SINGAPORE, Aug 4 (Reuters) - China’s Shandong province stepped up efforts to curb fuel production by ordering independent refineries to promise not to trade crude oil quotas, according to three industry sources and a document reviewed by Reuters.
The move follows a crackdown by Beijing in April which found several independent refiners had traded quotas, including selling quotas to plants not registered to process imported crude, defying efforts to ease a fuel surplus that has hurt state-owned refiners’ profits.
That led the government to reduce a second batch of quotas issued in June and cut imports by the world’s largest oil importer.
The independent refiners, known as teapots, handle roughly one fifth of China’s crude imports.

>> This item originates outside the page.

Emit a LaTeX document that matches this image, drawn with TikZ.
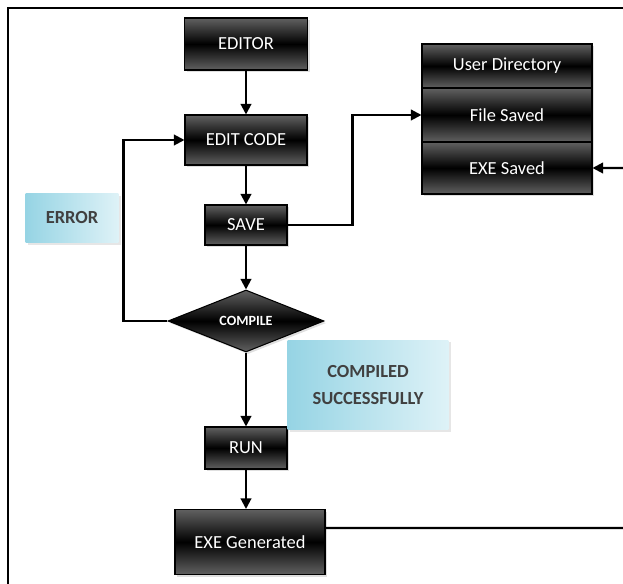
\documentclass[tikz,border=0pt]{standalone}
\usepackage{fontspec}
\setmainfont{Carlito}
\usetikzlibrary{shapes.geometric,arrows.meta,shadows}
\definecolor{notedark}{RGB}{150,212,228}
\definecolor{notelight}{RGB}{222,242,247}

\begin{document}
\begin{tikzpicture}[x=0.02cm,y=-0.02cm]
\tikzstyle{every node}=[font=\fontsize{10.5}{12}\selectfont]
\tikzstyle{darkbox}=[draw=black, line width=0.6pt, text=white, inner sep=0pt,
  top color=black!62, bottom color=black!62, middle color=black,
  drop shadow={opacity=0.25, shadow xshift=1.2pt, shadow yshift=-1.2pt}]
\tikzstyle{notebox}=[inner sep=0pt, text=black!75, font=\fontsize{10.5}{13}\selectfont\bfseries, align=center,
  left color=notedark, right color=notelight,
  drop shadow={opacity=0.2, shadow xshift=1.2pt, shadow yshift=-1.2pt}]
\tikzstyle{flow}=[line width=1.2pt, -{Triangle[length=6pt,width=6pt]}]

\useasboundingbox (0,0) rectangle (623,584);
\clip (0,0) rectangle (623,584);
\draw[line width=1.2pt] (8,8) rectangle (700,700);

\node[darkbox, minimum width=2.46cm, minimum height=1.04cm] (editor) at (246,44) {EDITOR};
\node[darkbox, minimum width=2.44cm, minimum height=1.0cm] (editcode) at (246,140) {EDIT CODE};
\node[darkbox, minimum width=1.64cm, minimum height=0.8cm] (save) at (246,225) {SAVE};
\node[darkbox, diamond, aspect=2.5, minimum width=3.12cm, minimum height=1.24cm,
  font=\fontsize{8}{10}\selectfont\bfseries] (compile) at (246,321) {COMPILE};
\node[darkbox, minimum width=1.64cm, minimum height=0.84cm] (run) at (246,448) {RUN};
\node[darkbox, minimum width=3.0cm, minimum height=1.3cm] (exegen) at (250,542) {EXE Generated};

\node[notebox, minimum width=1.86cm, minimum height=0.98cm] (error) at (72,218) {ERROR};
\node[notebox, minimum width=3.22cm, minimum height=1.8cm] (compiled) at (368,385) {COMPILED\\[2pt]SUCCESSFULLY};

\node[darkbox, minimum width=3.4cm, minimum height=0.88cm] (userdir) at (507,66) {User Directory};
\node[darkbox, minimum width=3.4cm, minimum height=1.08cm] (filesaved) at (507,115) {File Saved};
\node[darkbox, minimum width=3.4cm, minimum height=1.04cm] (exesaved) at (507,168) {EXE Saved};

\draw[flow] (editor) -- (editcode);
\draw[flow] (editcode) -- (save);
\draw[flow] (save) -- (compile);
\draw[flow] (compile) -- (run);
\draw[flow] (run) -- (run |- exegen.north);
\draw[flow] (compile.west) -- ++(-44,0) |- (editcode.west);
\draw[flow] (save.east) -- ++(65,0) |- (filesaved.west);
\draw[flow] ([yshift=0.28cm]exegen.east) -- (660,528) |- (exesaved.east);

\end{tikzpicture}
\end{document}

The provincial government of Shandong province, China’s independent oil refining hub, asked 30 refiners to each sign a letter of guarantee by the end of Wednesday pledging that they will neither resell their crude import quotas nor try to purchase such allocations.
“This is to safeguard crude oil market order ... and ensure stable fuel supplies,” according to the document dated Aug. 3.
A Shandong government official involved in implementing the regulations declined to comment.
The refiners were also asked to promise not to resell or relocate older processing units they earlier pledged to demolish in order to be qualified to process imported crude oil, according to the document and two of the sources.
“The government has stepped up checks on teapots in recent months, inspecting whether they have shut old units as promised, whether they are operating at the capacity previously agreed with the government,” said an official with one Shandong-based refiner.
China, the world’s top crude oil buyer, manages its crude oil imports via a quota system, issuing permits several times in a year.
Beijing is widely expected to issue a third batch of quotas later in the year, after having granted 65% of the total quotas so far.